The Moment the Rhythm Actually Hit
My first Cumbia class in Aurora City ended with me stepping on someone's foot. Hard.
I apologized profusely to a woman named Rosa who just laughed and said, "Honey, if you don't bruise a toe your first week, you're not trying." That was at Estudio Ritmo on Colfax Avenue, a converted warehouse where the floorboards actually bounce when thirty pairs of feet hit them at once. I thought I had rhythm. I was wrong. But something about that bouncing floor and Rosa's unbothered smile made me come back the next night anyway.
This Isn't Your Typical Dance Class Vibe
Most dance studios feel like dentist offices—sterile, judgmental, fluorescent. Not here. Aurora City's Cumbia spots smell like fresh empanadas because someone always brings a Tupperware to share.

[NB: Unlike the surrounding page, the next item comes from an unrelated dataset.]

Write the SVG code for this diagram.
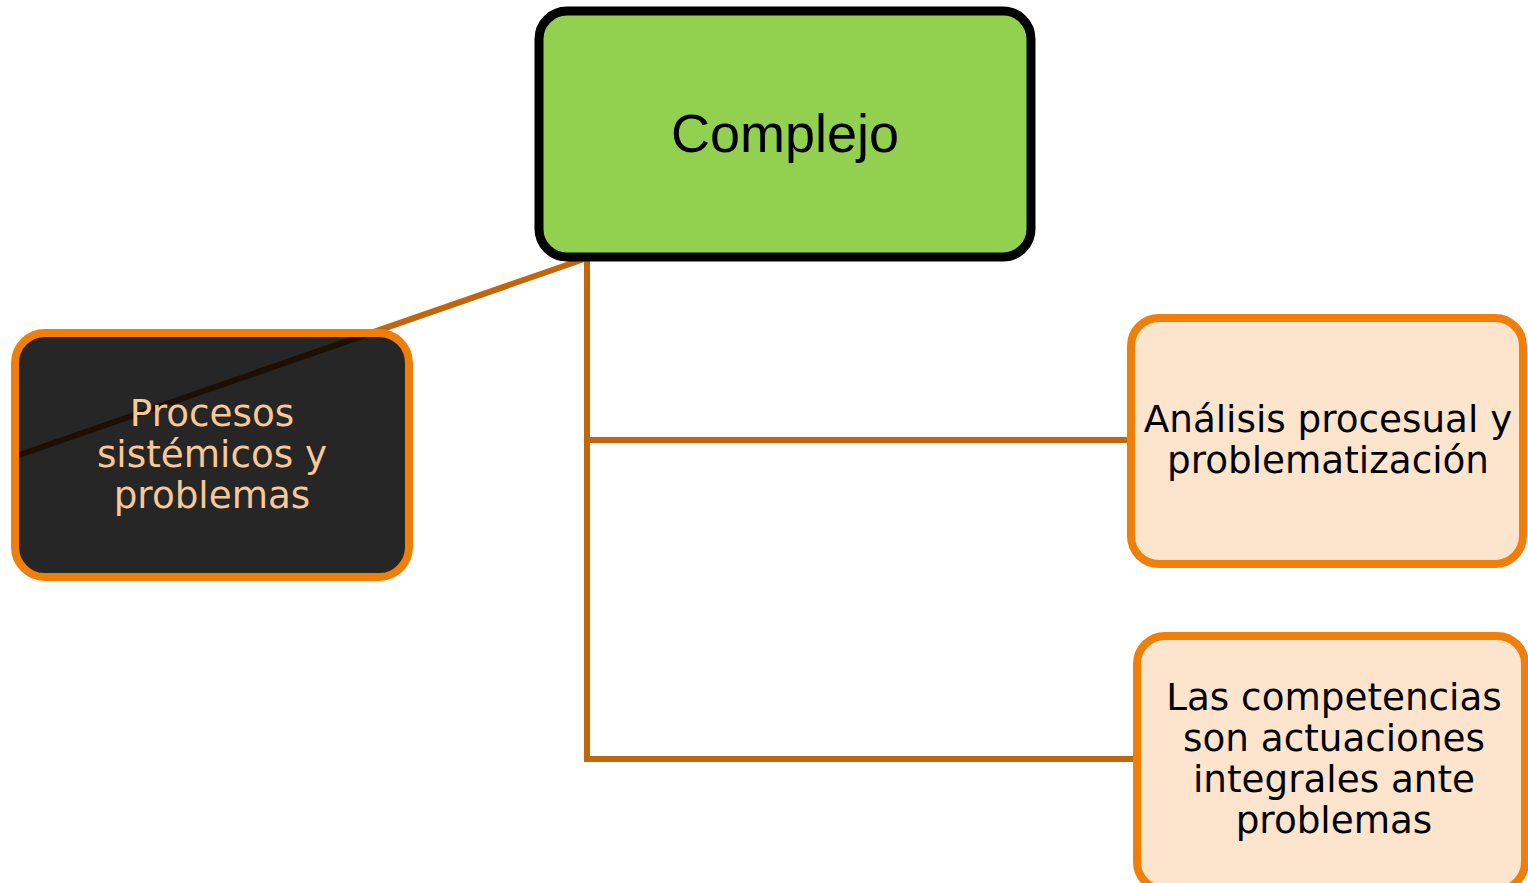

At La Esquina Dance Collective, the beginner class starts at 7 PM but nobody really starts moving until 7:20 because people are too busy catching up. The instructor, a guy named Miguel who works as an electrician by day, doesn't demo from a mirror. He dances in the middle of the circle and yells "Sientelo!" when you finally loosen your hips.
The classes aren't cheap, but they're not prohibitive either—about fifteen bucks a pop, or monthly passes that run around ninety. For that you get ninety minutes of actual dancing, not forty minutes of lecture about "the history of the form." The history comes through your feet.
The Learning Curve Is Real (And Hilarious)
Week one, I couldn't figure out the basic step. It's not complicated—step, step, step, tap—but my brain kept treating it like salsa. Cumbia has this lazy, grounded groove that feels almost sideways. I kept trying to make it fancy. An older gentleman named Carlos who wears fedoras to every class pulled me aside and said, "Stop dancing like you're trying to impress someone. Dance like you're tired and happy to be sitting down soon."
That advice changed everything.
By week three I wasn't good, but I stopped apologizing. The advanced classes are where it gets wild—couples spinning with this delayed, almost underwater momentum, footwork that looks like shimmering. I didn't touch advanced classes. I watched from the doorway with a water bottle and genuine awe.
The Secret Events You Won't Find on Google
Here's what surprised me: the best dancing doesn't happen in the studios. Every Thursday around 10 PM, the parking lot behind Mercado Aurora transforms. Someone rigs up speakers. Someone else brings a cooler. What starts as five people practicing turns into fifty. No cover charge. No dress code. Just the accordion-heavy pulse of Cumbia Colombiana mixing with the occasional hip-hop remix that makes the younger kids lose their minds.
Local muralist Ana Delgado told me she plans her paintings there. "I sketch the movement," she said, showing me a notebook filled with blurred figures in charcoal. "The way a shoulder drops in Cumbia—you can't make that up. You have to witness it." Her latest mural on Dayton Street features a dancer mid-turn, based on a guy who apparently shows up every Thursday in cowboy boots and never leaves before midnight.
Why People Actually Stay
I met a software developer who drives from Boulder twice a week. I met a grandmother who started at sixty-four after her husband passed because the music reminded her of her mother. I met a couple who met in Miguel's beginner class and got married last spring. Their first dance was Cumbia. It was messy, joyful, and apparently involved the groom dropping the bride during a dip that wasn't choreographed.
Nobody's trying to go pro. That's the thing. In Aurora City, Cumbia isn't a performance art for an audience—it's a social language. The advanced dancers dance with beginners without ego. When you mess up, people clap. When you finally nail the step, people holler. It's the least lonely thing I've done in a city where I knew nobody a month ago.
The Soundtrack Follows You Home
Last Saturday I caught myself doing the basic step in the produce aisle at King Soopers. My hips shifted while I squeezed avocados. An employee saw me, grinned, and started humming.
That's apparently normal here. The rhythm gets into your body in a way that doesn't wash off in the shower. My knees do ache. My calves burned for two straight weeks. But there's a moment in every class, usually around minute forty-five, when the sweat, the laughter, and the accordion all line up—and you stop thinking about steps entirely. You're just moving with a room full of strangers who feel like friends.
Rosa from week one asked me last night if I was coming back next month. I didn't even hesitate. My dancing shoes are already by the door, scuffed and waiting.